If you’ve never felt like crying when you were a child because you didn’t look or act like the other kids and they made fun of you, then you don’t know what White privilege means.

If you’ve never felt angry because the “funny” characters on tv shows and cartoons look and sound a lot like you, then you don’t know what White privilege means.

If you’ve never felt intimated or scared when a stranger, who is White, yells at you; calls you names; threatens you with bodily harm, for no reason other than because of who you are, then you don’t know what White privilege means.

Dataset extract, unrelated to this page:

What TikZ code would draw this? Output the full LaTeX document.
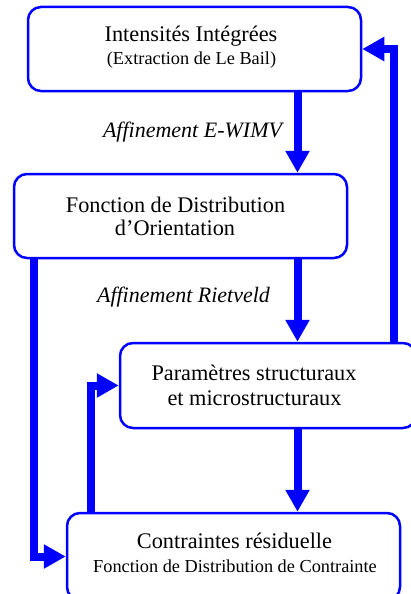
\documentclass[tikz,border=0pt]{standalone}
\usepackage{fontspec}
\setmainfont{Liberation Serif}
\usetikzlibrary{arrows.meta}
\begin{document}
\begin{tikzpicture}[x=1pt,y=1pt,
  box/.style={draw=blue, line width=2.5pt, rounded corners=13pt, inner sep=0pt, fill=white},
  big/.style={anchor=base, inner sep=0pt, font=\fontsize{22.3}{24}\selectfont},
  small/.style={anchor=base, inner sep=0pt, font=\fontsize{18.3}{20}\selectfont},
  lab/.style={anchor=base, inner sep=0pt, font=\fontsize{22}{24}\selectfont\itshape},
  arr/.style={draw=blue, line width=8pt, -{Triangle[width=23pt,length=22pt]}}]
\useasboundingbox (0,0) rectangle (410,-594);
\fill[white] (0,0) rectangle (410,-594);
% boxes
\node[box, minimum width=333pt, minimum height=84pt] (b1) at (194.5,-49) {};
\node[box, minimum width=333pt, minimum height=84pt] (b2) at (180.5,-216) {};
\node[box, minimum width=296pt, minimum height=85pt] (b3) at (268,-385.5) {};
\node[box, minimum width=333pt, minimum height=87pt] (b4) at (233.5,-556.5) {};
% texts
\node[big] (t1a) at (191,-42) {Intensités Intégrées};
\node[small] (t1b) at (191.5,-65) {(Extraction de Le Bail)};
\node[big] (t2a) at (175.5,-212) {Fonction de Distribution};
\node[big] (t2b) at (175,-235) {d’Orientation};
\node[big] (t3a) at (254,-380) {Paramètres structuraux};
\node[big] (t3b) at (254.5,-405) {et microstructuraux};
\node[big] (t4a) at (234.5,-548) {Contraintes résiduelle};
\node[small] (t4b) at (235,-572) {Fonction de Distribution de Contrainte};
\node[lab] (l1) at (192.5,-137) {Affinement E-WIMV};
\node[lab] (l2) at (183.5,-302) {Affinement Rietveld};
% columns
\coordinate (cc) at (297.5,0);
\coordinate (cl) at (33.5,0);
\coordinate (cm) at (91,0);
\coordinate (cr) at (394,0);
% connectors
\draw[arr] (b1.south -| cc) -- (b2.north -| cc);
\draw[arr] (b2.south -| cc) -- (b3.north -| cc);
\draw[arr] (b3.south -| cc) -- (b4.north -| cc);
\draw[arr] (b2.south -| cl) |- (b4.west);
\draw[arr] (b4.north -| cm) |- (b3.west);
\draw[arr] (b3.north -| cr) |- (b1.east);
\end{tikzpicture}
\end{document}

If you’ve never experienced all of the above, then you have no idea what White privilege means or what racism is.

Racism, a thought.

Although it is widely thought among Americans that racism is a bad thing it seems to be generally tolerated. It’s kind of like a group of the loudest, most obnoxious people you can think of in a crowded room. Some will distance themselves, “If you don’t pay them the attention they’ll quiet down and go away”. Some will pretend they don’t exist, “Nonsense, there’s no one that loud in here and if there were, what of it? EVERYBODY is noisy.” Others will try to rationalize the whole thing, “Maybe they have a reason to be rude?”. None of this really works against racists and their hate so we are often left with only two courses of action. As a majority, we could shout louder and drown them out or, better yet, throw them out of the room altogether.